Pegan a un perro
Algo extraño pasó hace un tiempo. Y lo extraño es que a nadie le ha resultado extraño. Unos púberes apalean a una perra hasta matarla. Suben a internet un video que registra la hazaña. Los informativos de los tres canales privados de televisión abierta de Montevideo ponen la noticia como portada. Alguno agrega un informe adicional sobre violencia animal. Todos recogen opiniones de expertos y especialistas. Alguno improvisa rápidos interrogatorios callejeros. Cae el mundo occidental. Hemos llegado a un punto de violencia extrema en la tortura y de obscenidad helada en el registro fotográfico o fílmico. Las redes comunicativas en internet se llenan de mensajes de indignación, de imprecaciones, de amenazas, de insultos. Se arman manifestaciones espontáneas y marchas y protestas civiles. La gente se pone de pie y con su mascotita en la falda grita su basta a este mundo violento. Por un momento parece que estamos al borde de la revolución.
Pero, después de todo, después de la tormenta, a nadie le resultó extraña la desproporción. A nadie le pareció algo digno de atención esa identificación masiva y explosiva de la gente con un perro. Esa empatía hiperrealista, esa solidaridad brutal sin lenguaje. Una forma extrema de solidaridad que, por otra parte, solamente es posible ejercer con un animal. Cuenta la leyenda que ya con el cerebro comido por la sífilis Nietzsche se abrazó a un caballo en plena calle, llorando a mares, en un ataque masivo de piedad. Está claro que la definición que una cultura hace de la animalidad y las formas en las que traza la barra que separa y antagoniza lo animal y lo humano, no habla sino de la cultura y de la sociedad que las plantea y las ejerce. Y ahí está lo interesante. Pues acá parece haber un punto de fusión con el animal, una abolición de la barra que nos separa y antagoniza con el animal. Y el síntoma de esta abolición es la identificación masiva. Esa identificación empática plena indica una catástrofe de la cultura.
El animal no es un otro que se educa y con quien se transfieren símbolos y lenguaje. Es simplemente aquello que se domestica. Me muerde y me ataca o se somete calladamente. El animal tolera cualquier identificación en bloque sin exigir devolución, sin ofrecer resistencia alguna, sin obligarnos a problematizar nuestro vínculo. Y por lo tanto nos condena a una relación imaginaria absoluta, la más infantil, elemental e hiperrealista. Absolutamente tierna (le hablamos como a un niño, dialogamos con él sin esperar más respuesta que su carita: en el fondo sabemos que su corazón escucha) o absolutamente cruel y destructiva (lo metemos en una bolsa y lo molemos a palos). Lo mismo da. Son meras variaciones del mismo tema. Así es la cultura Disney. Perritos de saco y corbata y niños reos encerrados en containers.

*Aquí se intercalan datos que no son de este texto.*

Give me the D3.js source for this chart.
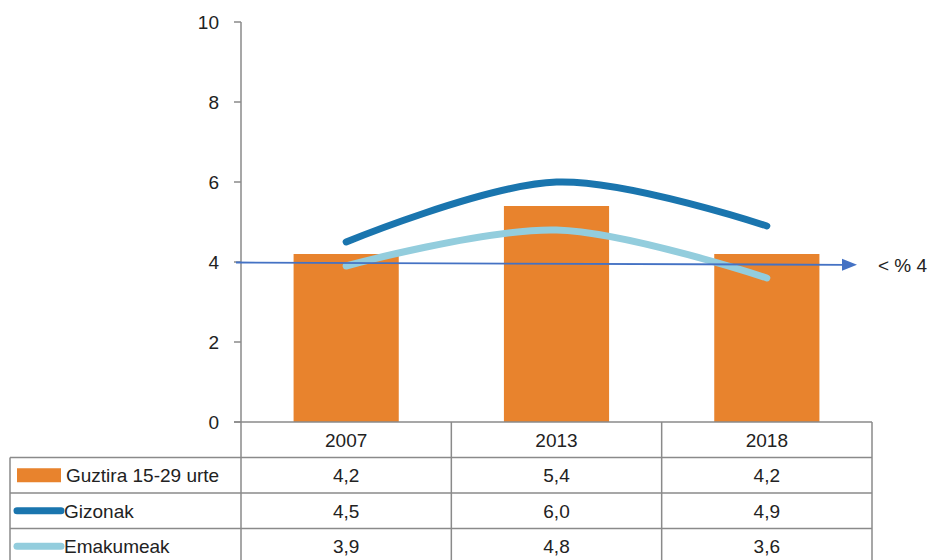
<!DOCTYPE html>
<html>
<head>
<meta charset="utf-8">
<script src="https://cdn.jsdelivr.net/npm/d3@7"></script>
<style>
body{margin:0;background:#fff;}
svg text{font-family:"Liberation Sans","DejaVu Sans",sans-serif;fill:#222;}
</style>
</head>
<body>
<div id="chart"></div>
<script>
var years=["2007","2013","2018"];
var guztira=[4.2,5.4,4.2];
var gizonak=[4.5,6.0,4.9];
var emakumeak=[3.9,4.8,3.6];
var yTicks=[0,2,4,6,8,10];
var seriesNames=["Guztira 15-29 urte","Gizonak","Emakumeak"];
var thresholdVals=[4.0,3.93];
var thresholdLabel="< % 4";

var width=929,height=560;
var axisX=241,tableRight=872,tableLeft=10;
var rowH=35.5,fs=19;
var colBar="#e8832d",colMen="#1a75ae",colWomen="#93cddd",gridc="#8a8a8a";

var svg=d3.select("#chart").append("svg").attr("width",width).attr("height",height);

var y=d3.scaleLinear().domain([0,10]).range([422,22]);
var x=d3.scaleBand().domain(years).range([axisX,tableRight]);
var barW=x.bandwidth()/2;
function cx(d){return x(d)+x.bandwidth()/2;}

// y axis
svg.append("line").attr("x1",axisX).attr("x2",axisX).attr("y1",y(10)).attr("y2",y(0))
	.attr("stroke",gridc).attr("stroke-width",1.5);
svg.selectAll(".tick").data(yTicks).enter().append("line")
	.attr("x1",axisX-7).attr("x2",axisX).attr("y1",function(d){return y(d);}).attr("y2",function(d){return y(d);})
	.attr("stroke",gridc).attr("stroke-width",1.5);
svg.selectAll(".ylab").data(yTicks).enter().append("text")
	.attr("x",axisX-22).attr("y",function(d){return y(d)+7;})
	.attr("text-anchor","end").attr("font-size",fs).text(function(d){return d;});

// bars
svg.selectAll(".bar").data(guztira).enter().append("rect")
	.attr("x",function(d,i){return cx(years[i])-barW/2;})
	.attr("y",function(d){return y(d);})
	.attr("width",barW).attr("height",function(d){return y(0)-y(d);})
	.attr("fill",colBar);

// lines
var line=d3.line().x(function(d,i){return cx(years[i]);}).y(function(d){return y(d);})
	.curve(d3.curveCatmullRom.alpha(0.5));
svg.append("path").datum(emakumeak).attr("d",line).attr("fill","none")
	.attr("stroke",colWomen).attr("stroke-width",7).attr("stroke-linecap","round");
svg.append("path").datum(gizonak).attr("d",line).attr("fill","none")
	.attr("stroke",colMen).attr("stroke-width",7).attr("stroke-linecap","round");

// threshold arrow
var arrEnd=845;
svg.append("line").attr("x1",axisX-5).attr("x2",arrEnd).attr("y1",y(thresholdVals[0])+0.5).attr("y2",y(thresholdVals[1]))
	.attr("stroke","#4472c4").attr("stroke-width",1.8);
var ay=y(thresholdVals[1]);
svg.append("path").attr("d","M"+(arrEnd-3)+","+(ay-6)+"L"+(arrEnd+12)+","+ay+"L"+(arrEnd-3)+","+(ay+6)+"Z")
	.attr("fill","#4472c4");
svg.append("text").attr("x",878).attr("y",ay+7).attr("font-size",fs).text(thresholdLabel);

// data table
var tbl=svg.append("g");
var rowsTop=y(0);
var tableBottom=rowsTop+rowH*4;
// horizontal lines
tbl.append("line").attr("x1",axisX-7).attr("x2",tableRight).attr("y1",rowsTop).attr("y2",rowsTop);
[1,2,3].forEach(function(r){
	tbl.append("line").attr("x1",tableLeft).attr("x2",tableRight).attr("y1",rowsTop+rowH*r).attr("y2",rowsTop+rowH*r);
});
// vertical lines
tbl.append("line").attr("x1",tableLeft).attr("x2",tableLeft).attr("y1",rowsTop+rowH).attr("y2",tableBottom);
x.domain().forEach(function(d){
	tbl.append("line").attr("x1",x(d)+x.bandwidth()).attr("x2",x(d)+x.bandwidth()).attr("y1",rowsTop).attr("y2",tableBottom);
});
tbl.append("line").attr("x1",axisX).attr("x2",axisX).attr("y1",rowsTop).attr("y2",tableBottom);
tbl.selectAll("line").attr("stroke",gridc).attr("stroke-width",1.5);

// header
tbl.selectAll(".hd").data(years).enter().append("text")
	.attr("x",function(d){return cx(d);}).attr("y",rowsTop+rowH/2+7)
	.attr("text-anchor","middle").attr("font-size",fs).text(function(d){return d;});

var fmt=function(v){return v.toFixed(1).replace(".",",");};
[guztira,gizonak,emakumeak].forEach(function(s,r){
	var ry=rowsTop+rowH*(r+1);
	tbl.selectAll(".v"+r).data(s).enter().append("text")
		.attr("x",function(d,i){return cx(years[i]);}).attr("y",ry+rowH/2+7)
		.attr("text-anchor","middle").attr("font-size",fs).text(fmt);
	tbl.append("text").attr("x",r==0?66:64).attr("y",ry+rowH/2+7).attr("font-size",fs).text(seriesNames[r]);
});
// legend keys
var r1=rowsTop+rowH;
tbl.append("rect").attr("x",17).attr("y",r1+rowH/2-7).attr("width",44).attr("height",14).attr("fill",colBar);
tbl.append("line").attr("x1",17).attr("x2",61).attr("y1",r1+rowH*1.5).attr("y2",r1+rowH*1.5)
	.attr("stroke",colMen).attr("stroke-width",7).attr("stroke-linecap","round");
tbl.append("line").attr("x1",17).attr("x2",61).attr("y1",r1+rowH*2.5).attr("y2",r1+rowH*2.5)
	.attr("stroke",colWomen).attr("stroke-width",7).attr("stroke-linecap","round");
</script>
</body>
</html>
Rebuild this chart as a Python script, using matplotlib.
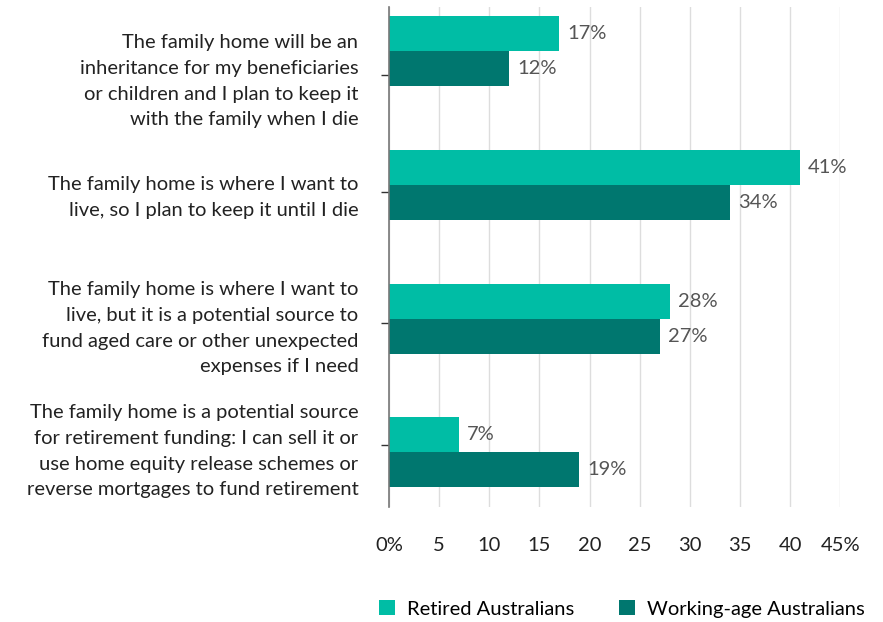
import numpy as np
import matplotlib.pyplot as plt

plt.rcParams['font.family'] = ['Lato', 'DejaVu Sans']

statements = [
    "The family home will be an\ninheritance for my beneficiaries\nor children and I plan to keep it\nwith the family when I die",
    "The family home is where I want to\nlive, so I plan to keep it until I die",
    "The family home is where I want to\nlive, but it is a potential source to\nfund aged care or other unexpected\nexpenses if I need",
    "The family home is a potential source\nfor retirement funding: I can sell it or\nuse home equity release schemes or\nreverse mortgages to fund retirement",
]
retired = [17, 41, 28, 7]
working_age = [12, 34, 27, 19]
xticks = [0, 5, 10, 15, 20, 25, 30, 35, 40, 45]
xtick_labels = ["0%", "5", "10", "15", "20", "25", "30", "35", "40", "45%"]

light = "#00bda5"
dark = "#00776f"

fig = plt.figure(figsize=(8.83, 6.22), dpi=100)
ax = fig.add_axes([0.4405, 0.185, 0.511, 0.804])

y = np.arange(len(statements))
h = 0.262
ax.barh(y - h / 2, retired, height=h, color=light, label="Retired Australians", zorder=3)
ax.barh(y + h / 2, working_age, height=h, color=dark, label="Working-age Australians", zorder=3)

for yi, v in zip(y - h / 2, retired):
    ax.text(v + 0.8, yi, f"{v}%", va="center", ha="left", fontsize=14.5, color="#555555")
for yi, v in zip(y + h / 2, working_age):
    ax.text(v + 0.8, yi, f"{v}%", va="center", ha="left", fontsize=14.5, color="#555555")

# category labels sit a little off the group centres
label_offset = [0.18, 0.05, 0.03, -0.05]
ax.set_yticks(y + np.array(label_offset))
ax.set_yticklabels(statements, fontsize=14.5, color="#222222", linespacing=1.62, ha="right")
ax.tick_params(axis="y", length=6, width=1, color="#333333", pad=16)

ax.set_xlim(0, 45)
ax.set_ylim(3.41, -0.333)
ax.set_xticks(xticks)
ax.set_xticklabels(xtick_labels, fontsize=14.5, color="#222222")
ax.tick_params(axis="x", length=0, pad=22)

ax.grid(axis="x", color="#dddddd", linewidth=1, zorder=0)
for s in ["top", "right", "bottom"]:
    ax.spines[s].set_visible(False)
ax.spines["left"].set_color("#777777")
ax.spines["left"].set_linewidth(1.2)
ax.spines["left"].set_zorder(4)

fig.legend(loc="lower right", bbox_to_anchor=(1.0, -0.022), ncol=2, frameon=False,
           fontsize=14.5, handlelength=0.8, handleheight=0.8, handletextpad=0.6,
           columnspacing=2.2)

fig.savefig("out.png", dpi=100)
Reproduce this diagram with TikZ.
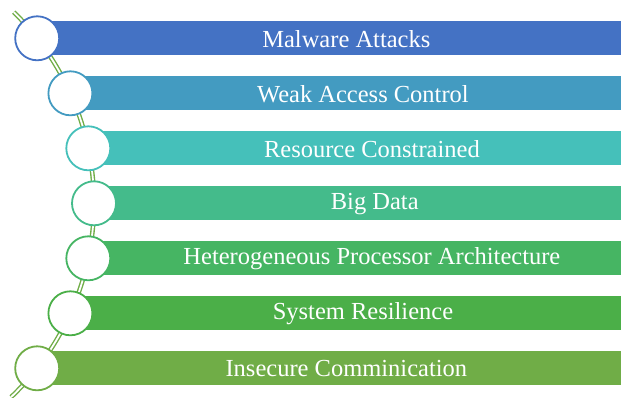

El animal es el partenaire perfecto para una masa que no quiere al otro. Una masa radicalmente indiferente por el otro humano, por el otro social y por lo social mismo. El perrito es la forma ideal abstracta de la minoría victimizada: indefensión, incapacidad de respuesta, imposibilidad de plantearnos el problema social del sujeto. Sencillamente podemos entregarnos a la delicia de una solidaridad absoluta, infantilizada y asocial. Podemos entregarnos al juego pasivo de un vínculo incondicional sin compromiso, sin novedad y sin consecuencias, una verdadera "máquina célibe". Y todos creemos, en este indiferenciado fin de los tiempos, que esta forma absurda y brutal del afecto se llama amor.